On Sat, 30 Apr 2005, Michael Matz wrote:

> > And in the process of such copy&pasting, many casts would likely already 
> > have been added.
> 
> Are you guessing or knowing?  It's also done by looking at other source, 
> and doing only the difficult things in the same way.

I'm observing the conversion of a large body of source code - that of GCC 
- to be valid C++ as well as valid C.  A substantial part of the changes 
have been adding casts to deal with C++ being stricter.

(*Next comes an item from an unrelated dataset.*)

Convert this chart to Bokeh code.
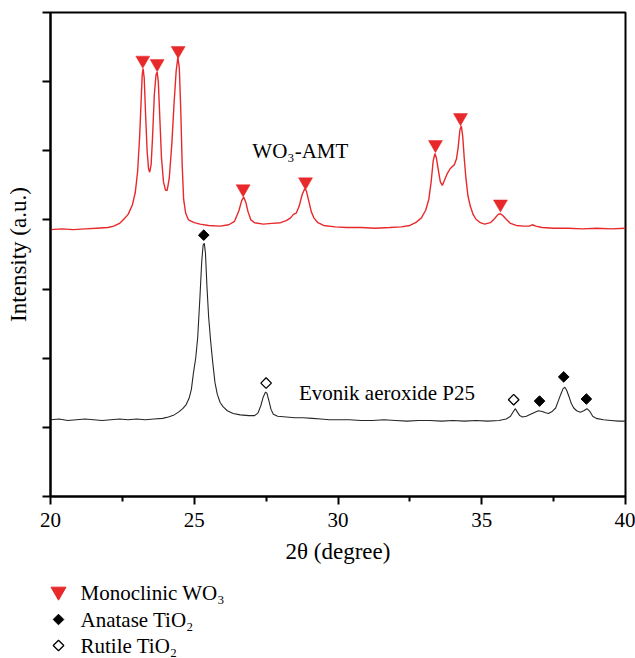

> > So even if they think of NULL as a pointer it still needs the right
> > type.  It just so happens this isn't actually a case of C++ being
> > stricter than C, but one where it's easier to detect the problem with
> > the C++ compiler.
> 
> I agree partially.  But in this case I fail to see the problem which
> should be easier to detect.  It's a delimiter.  It has no type of it's
> own.  Hence no type is the inherently correct one (the _really_ correct
> one depends on the actual interface used, which might be completely
> opaque).  It just so happens, that _we_ require it be a pointer type

The correct type is that passed to va_arg (subject to very limited 
allowances, e.g. interchanging char* and void*); anything else yields 
undefined behavior.  The problem is unportability to any system where NULL 
is not passed compatibly with pointers (for example, one defining NULL to 
plain 0 even on 64-bit systems).

As a pragmatic matter, GCC uses a definition of NULL which makes 
unportable programs more likely to work by ensuring it is the same width 
as a pointer - and warns that the programs are unportable so the 
programmers can improve them.  This is a useful combination.  It has 
limitations; in particular if support is implemented for a system where 
the ABI for passing pointers and integers to variadic functions differs, 
then it won't work there for C++.  If we warned for such use of NULL for C 
as well, that would also be useful; we just aren't able to do so at 
present.  Adding a specific option to disable the warning would cater to 
users who aren't concerned with portability in this regard or to non-GCC 
systems while leaving the warning in -Wall as it meets the definition of 
-Wall ("all the warnings about constructions that some users consider 
questionable, and that are easy to avoid (or modify to prevent the 
warning), even in conjunction with macros").

-- 
Joseph S. Myers               http://www.srcf.ucam.org/~jsm28/gcc/
    jsm@polyomino.org.uk (personal mail)
    joseph@codesourcery.com (CodeSourcery mail)
    jsm28@gcc.gnu.org (Bugzilla assignments and CCs)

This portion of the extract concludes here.